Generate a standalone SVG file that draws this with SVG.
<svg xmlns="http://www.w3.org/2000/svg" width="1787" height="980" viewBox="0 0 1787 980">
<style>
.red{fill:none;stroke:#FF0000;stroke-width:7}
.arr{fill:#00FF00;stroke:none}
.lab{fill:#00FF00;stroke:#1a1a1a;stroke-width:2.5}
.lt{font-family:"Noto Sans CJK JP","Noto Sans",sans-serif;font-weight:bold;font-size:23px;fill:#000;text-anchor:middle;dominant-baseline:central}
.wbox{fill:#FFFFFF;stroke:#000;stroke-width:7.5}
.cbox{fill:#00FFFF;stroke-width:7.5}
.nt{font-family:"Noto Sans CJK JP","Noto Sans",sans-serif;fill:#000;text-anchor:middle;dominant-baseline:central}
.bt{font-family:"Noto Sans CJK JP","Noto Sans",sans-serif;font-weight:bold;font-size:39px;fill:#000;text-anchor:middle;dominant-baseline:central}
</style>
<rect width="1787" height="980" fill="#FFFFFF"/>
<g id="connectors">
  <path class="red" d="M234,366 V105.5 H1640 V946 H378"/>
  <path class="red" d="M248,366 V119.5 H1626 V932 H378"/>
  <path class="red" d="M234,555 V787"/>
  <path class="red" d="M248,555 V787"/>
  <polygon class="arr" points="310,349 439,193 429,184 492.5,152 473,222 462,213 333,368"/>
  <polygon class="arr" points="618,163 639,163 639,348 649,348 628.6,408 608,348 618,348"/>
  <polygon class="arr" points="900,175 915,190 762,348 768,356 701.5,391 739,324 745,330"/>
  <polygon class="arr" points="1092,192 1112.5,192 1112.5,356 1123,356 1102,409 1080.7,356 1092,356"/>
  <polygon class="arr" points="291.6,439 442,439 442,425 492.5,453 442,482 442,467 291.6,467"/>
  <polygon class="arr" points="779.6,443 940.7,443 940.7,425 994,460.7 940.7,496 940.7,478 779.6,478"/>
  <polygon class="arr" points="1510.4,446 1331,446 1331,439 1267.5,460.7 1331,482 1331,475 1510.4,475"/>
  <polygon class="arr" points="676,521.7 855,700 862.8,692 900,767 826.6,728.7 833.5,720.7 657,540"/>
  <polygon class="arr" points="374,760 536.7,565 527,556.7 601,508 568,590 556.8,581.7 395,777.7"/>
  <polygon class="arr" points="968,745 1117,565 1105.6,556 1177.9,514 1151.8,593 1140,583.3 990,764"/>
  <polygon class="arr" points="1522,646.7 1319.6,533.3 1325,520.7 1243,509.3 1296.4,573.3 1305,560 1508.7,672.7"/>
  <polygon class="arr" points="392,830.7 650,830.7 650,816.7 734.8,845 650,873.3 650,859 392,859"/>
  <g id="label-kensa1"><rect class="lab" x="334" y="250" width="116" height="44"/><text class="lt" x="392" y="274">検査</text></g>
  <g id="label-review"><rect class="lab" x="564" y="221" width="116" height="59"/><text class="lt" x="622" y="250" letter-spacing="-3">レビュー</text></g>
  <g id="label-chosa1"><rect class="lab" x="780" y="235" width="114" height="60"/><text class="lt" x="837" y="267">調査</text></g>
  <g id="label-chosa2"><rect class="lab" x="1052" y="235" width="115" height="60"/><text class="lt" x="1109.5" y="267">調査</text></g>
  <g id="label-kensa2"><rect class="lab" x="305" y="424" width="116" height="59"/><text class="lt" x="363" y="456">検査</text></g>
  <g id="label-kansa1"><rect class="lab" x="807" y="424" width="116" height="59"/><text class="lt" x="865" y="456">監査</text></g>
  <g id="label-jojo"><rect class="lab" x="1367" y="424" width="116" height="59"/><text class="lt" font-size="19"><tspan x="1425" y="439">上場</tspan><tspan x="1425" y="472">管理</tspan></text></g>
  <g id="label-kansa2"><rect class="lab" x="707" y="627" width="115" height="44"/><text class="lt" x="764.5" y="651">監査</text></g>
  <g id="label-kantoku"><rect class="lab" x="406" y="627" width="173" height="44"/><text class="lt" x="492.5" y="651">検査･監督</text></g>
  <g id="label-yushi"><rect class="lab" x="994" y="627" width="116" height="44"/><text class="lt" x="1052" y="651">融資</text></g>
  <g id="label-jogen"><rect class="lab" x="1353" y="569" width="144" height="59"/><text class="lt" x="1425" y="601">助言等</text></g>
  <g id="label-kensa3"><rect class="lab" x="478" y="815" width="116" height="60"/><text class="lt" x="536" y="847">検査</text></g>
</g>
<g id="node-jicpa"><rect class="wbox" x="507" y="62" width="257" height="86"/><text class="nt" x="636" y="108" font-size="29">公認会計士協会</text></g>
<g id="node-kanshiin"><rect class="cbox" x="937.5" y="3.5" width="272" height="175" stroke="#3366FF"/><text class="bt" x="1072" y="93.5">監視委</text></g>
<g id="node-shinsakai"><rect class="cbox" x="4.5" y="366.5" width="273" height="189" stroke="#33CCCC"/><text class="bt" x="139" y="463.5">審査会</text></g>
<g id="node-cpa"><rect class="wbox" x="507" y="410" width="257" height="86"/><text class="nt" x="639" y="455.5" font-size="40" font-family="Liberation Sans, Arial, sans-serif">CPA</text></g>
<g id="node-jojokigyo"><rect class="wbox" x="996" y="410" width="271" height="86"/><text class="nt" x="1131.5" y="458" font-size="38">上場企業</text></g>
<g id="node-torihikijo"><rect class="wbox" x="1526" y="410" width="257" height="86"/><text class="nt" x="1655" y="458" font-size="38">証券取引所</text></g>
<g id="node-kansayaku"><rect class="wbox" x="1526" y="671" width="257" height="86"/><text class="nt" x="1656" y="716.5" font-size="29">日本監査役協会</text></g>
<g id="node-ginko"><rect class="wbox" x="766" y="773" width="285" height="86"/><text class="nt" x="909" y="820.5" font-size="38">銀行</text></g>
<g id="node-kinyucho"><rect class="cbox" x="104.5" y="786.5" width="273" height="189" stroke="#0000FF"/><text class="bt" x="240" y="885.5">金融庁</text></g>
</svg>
════════════════════
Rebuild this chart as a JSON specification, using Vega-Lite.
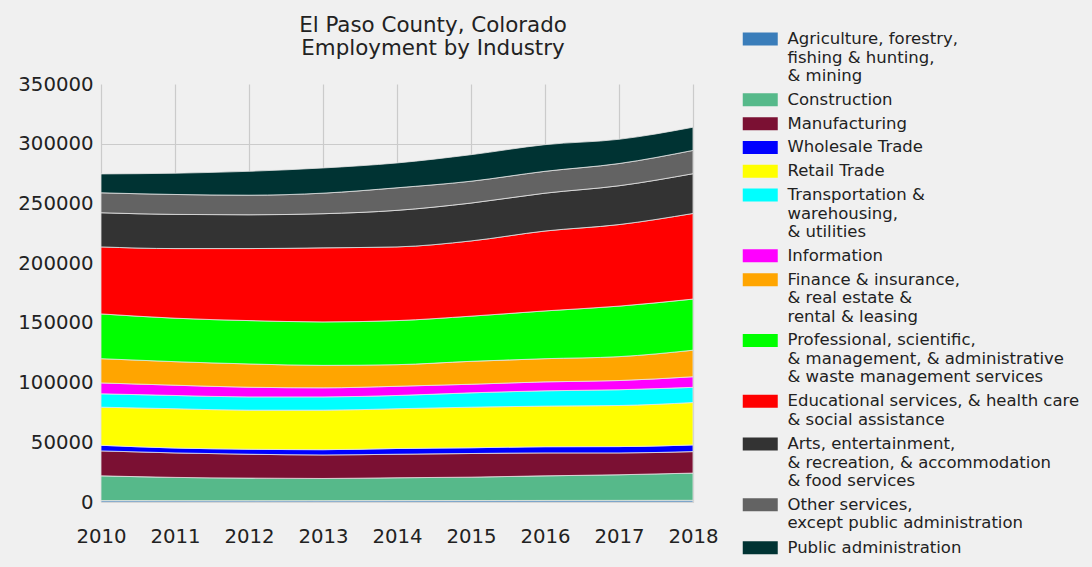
════════════════════
● WHAT NEEDS TO BE DONE
Check each line of the records for "this" and copy the ones that contain it.

● ANSWER BELOW
Generate a standalone SVG file that draws this with SVG.
Rebuild this chart as a JSON specification, using Vega-Lite.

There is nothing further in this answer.